Write the lines out again, from the top of the material to the line containing "from datetime import datetime, timedelta", pictures excluded.

-*-

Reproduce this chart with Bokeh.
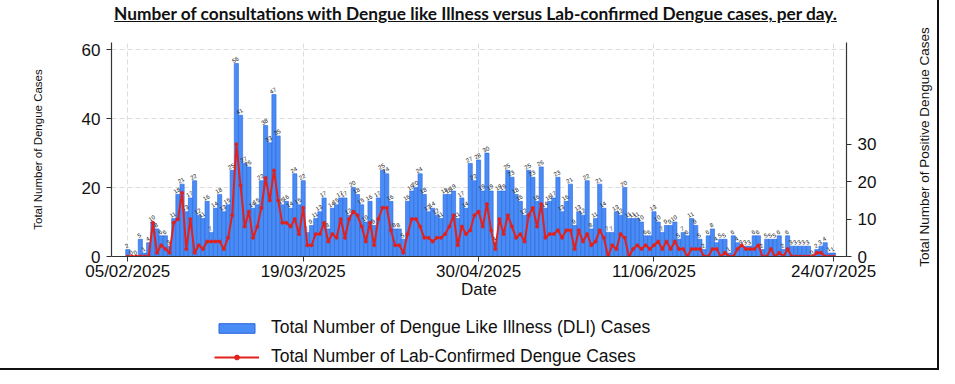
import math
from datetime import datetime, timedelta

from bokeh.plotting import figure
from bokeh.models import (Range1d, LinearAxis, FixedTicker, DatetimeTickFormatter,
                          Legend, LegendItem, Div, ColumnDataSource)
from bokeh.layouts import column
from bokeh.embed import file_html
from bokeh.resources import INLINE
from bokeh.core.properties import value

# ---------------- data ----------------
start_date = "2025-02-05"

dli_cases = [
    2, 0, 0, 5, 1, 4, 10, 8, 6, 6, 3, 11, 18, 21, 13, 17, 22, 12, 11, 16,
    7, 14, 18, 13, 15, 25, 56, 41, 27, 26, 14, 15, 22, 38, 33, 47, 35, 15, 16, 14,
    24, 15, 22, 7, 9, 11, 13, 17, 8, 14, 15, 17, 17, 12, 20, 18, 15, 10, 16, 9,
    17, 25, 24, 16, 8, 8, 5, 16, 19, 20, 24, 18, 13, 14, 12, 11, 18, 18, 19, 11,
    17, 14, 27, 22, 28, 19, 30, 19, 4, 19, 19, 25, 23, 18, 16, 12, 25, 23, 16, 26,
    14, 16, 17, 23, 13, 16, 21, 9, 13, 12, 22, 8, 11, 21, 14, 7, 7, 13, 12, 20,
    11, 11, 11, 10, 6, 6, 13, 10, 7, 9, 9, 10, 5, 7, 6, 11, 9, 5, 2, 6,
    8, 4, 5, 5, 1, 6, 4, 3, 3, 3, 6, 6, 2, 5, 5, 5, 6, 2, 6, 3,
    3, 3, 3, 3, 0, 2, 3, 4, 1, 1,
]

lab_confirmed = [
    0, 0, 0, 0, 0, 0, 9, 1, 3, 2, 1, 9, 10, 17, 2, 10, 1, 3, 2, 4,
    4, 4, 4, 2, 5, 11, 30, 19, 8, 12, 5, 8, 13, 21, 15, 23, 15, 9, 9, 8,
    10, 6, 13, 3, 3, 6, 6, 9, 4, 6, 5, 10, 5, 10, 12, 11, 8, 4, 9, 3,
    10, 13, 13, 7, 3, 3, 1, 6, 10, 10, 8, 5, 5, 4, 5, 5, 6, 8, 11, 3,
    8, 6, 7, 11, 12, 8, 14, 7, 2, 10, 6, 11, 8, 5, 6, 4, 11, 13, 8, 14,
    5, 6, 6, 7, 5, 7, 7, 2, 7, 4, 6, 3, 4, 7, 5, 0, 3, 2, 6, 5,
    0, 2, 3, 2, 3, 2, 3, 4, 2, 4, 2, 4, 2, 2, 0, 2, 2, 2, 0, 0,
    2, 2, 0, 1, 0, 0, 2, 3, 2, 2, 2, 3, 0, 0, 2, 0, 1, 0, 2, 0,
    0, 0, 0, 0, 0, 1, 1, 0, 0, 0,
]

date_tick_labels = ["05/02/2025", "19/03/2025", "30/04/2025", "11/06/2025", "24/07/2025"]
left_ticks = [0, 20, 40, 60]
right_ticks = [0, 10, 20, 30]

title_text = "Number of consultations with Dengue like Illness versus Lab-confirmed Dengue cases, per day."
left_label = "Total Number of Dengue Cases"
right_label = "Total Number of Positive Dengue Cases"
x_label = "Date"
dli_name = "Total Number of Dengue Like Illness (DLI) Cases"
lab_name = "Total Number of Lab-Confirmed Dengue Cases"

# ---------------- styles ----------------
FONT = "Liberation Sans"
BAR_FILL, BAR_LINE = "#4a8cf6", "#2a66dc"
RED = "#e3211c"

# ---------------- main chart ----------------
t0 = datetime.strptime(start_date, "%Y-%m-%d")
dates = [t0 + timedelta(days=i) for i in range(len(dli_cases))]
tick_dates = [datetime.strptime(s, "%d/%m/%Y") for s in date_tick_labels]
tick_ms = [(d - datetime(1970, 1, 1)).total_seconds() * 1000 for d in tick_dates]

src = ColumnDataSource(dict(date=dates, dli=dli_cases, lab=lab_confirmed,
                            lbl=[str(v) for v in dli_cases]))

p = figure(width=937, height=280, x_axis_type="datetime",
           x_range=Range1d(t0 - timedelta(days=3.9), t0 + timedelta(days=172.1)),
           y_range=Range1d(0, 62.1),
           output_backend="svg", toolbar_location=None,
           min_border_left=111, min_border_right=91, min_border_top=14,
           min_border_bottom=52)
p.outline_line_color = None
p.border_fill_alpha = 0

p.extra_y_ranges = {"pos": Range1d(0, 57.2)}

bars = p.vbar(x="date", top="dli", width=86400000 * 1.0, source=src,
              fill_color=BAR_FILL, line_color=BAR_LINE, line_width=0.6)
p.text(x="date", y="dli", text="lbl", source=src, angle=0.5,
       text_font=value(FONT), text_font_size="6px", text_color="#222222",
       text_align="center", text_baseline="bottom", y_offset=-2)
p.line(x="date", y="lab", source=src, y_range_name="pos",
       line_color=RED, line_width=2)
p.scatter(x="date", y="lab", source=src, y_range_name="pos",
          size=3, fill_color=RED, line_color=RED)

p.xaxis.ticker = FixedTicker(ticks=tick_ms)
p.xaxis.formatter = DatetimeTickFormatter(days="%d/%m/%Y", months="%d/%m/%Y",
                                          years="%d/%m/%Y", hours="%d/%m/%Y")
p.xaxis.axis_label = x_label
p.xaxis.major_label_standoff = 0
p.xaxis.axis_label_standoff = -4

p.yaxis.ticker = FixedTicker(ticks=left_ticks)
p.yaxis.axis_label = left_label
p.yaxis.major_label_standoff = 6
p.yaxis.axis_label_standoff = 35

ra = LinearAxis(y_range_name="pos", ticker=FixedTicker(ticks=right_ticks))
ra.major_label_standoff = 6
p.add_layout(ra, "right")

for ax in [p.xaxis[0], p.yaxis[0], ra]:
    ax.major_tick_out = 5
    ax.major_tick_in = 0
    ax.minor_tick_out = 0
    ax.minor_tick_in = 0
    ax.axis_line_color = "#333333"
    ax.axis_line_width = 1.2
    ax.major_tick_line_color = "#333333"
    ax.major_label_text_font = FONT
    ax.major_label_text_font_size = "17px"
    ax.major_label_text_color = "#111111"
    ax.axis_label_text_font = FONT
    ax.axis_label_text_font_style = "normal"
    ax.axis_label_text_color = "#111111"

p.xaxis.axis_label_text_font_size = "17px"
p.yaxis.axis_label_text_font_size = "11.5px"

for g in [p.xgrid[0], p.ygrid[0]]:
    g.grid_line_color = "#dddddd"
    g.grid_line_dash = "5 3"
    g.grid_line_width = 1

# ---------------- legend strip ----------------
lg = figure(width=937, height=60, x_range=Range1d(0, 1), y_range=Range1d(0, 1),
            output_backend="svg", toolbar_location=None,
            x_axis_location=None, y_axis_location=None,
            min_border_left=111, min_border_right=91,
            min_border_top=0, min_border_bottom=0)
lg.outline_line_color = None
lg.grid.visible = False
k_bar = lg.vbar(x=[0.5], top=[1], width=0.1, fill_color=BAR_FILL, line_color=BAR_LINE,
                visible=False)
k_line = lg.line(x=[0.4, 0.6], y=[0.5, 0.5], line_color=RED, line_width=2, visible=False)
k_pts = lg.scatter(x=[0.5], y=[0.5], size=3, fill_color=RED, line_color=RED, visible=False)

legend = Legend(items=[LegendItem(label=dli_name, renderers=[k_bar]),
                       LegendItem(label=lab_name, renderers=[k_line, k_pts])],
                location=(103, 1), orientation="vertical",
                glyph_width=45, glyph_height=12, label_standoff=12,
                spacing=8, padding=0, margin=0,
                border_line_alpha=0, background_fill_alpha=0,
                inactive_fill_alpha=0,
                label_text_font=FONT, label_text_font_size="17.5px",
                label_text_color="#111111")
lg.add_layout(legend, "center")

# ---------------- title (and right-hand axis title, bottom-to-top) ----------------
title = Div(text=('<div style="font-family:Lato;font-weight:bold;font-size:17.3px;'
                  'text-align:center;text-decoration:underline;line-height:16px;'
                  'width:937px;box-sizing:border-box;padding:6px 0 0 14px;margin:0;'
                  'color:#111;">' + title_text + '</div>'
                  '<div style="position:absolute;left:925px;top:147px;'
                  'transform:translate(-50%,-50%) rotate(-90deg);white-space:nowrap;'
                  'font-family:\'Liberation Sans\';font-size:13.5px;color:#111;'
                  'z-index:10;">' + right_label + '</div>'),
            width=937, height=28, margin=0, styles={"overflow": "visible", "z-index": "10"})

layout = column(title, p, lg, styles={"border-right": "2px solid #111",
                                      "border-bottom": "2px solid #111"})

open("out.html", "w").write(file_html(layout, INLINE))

-*-

Answer to this task:
Reproduce this chart with Bokeh.
import math
from datetime import datetime, timedelta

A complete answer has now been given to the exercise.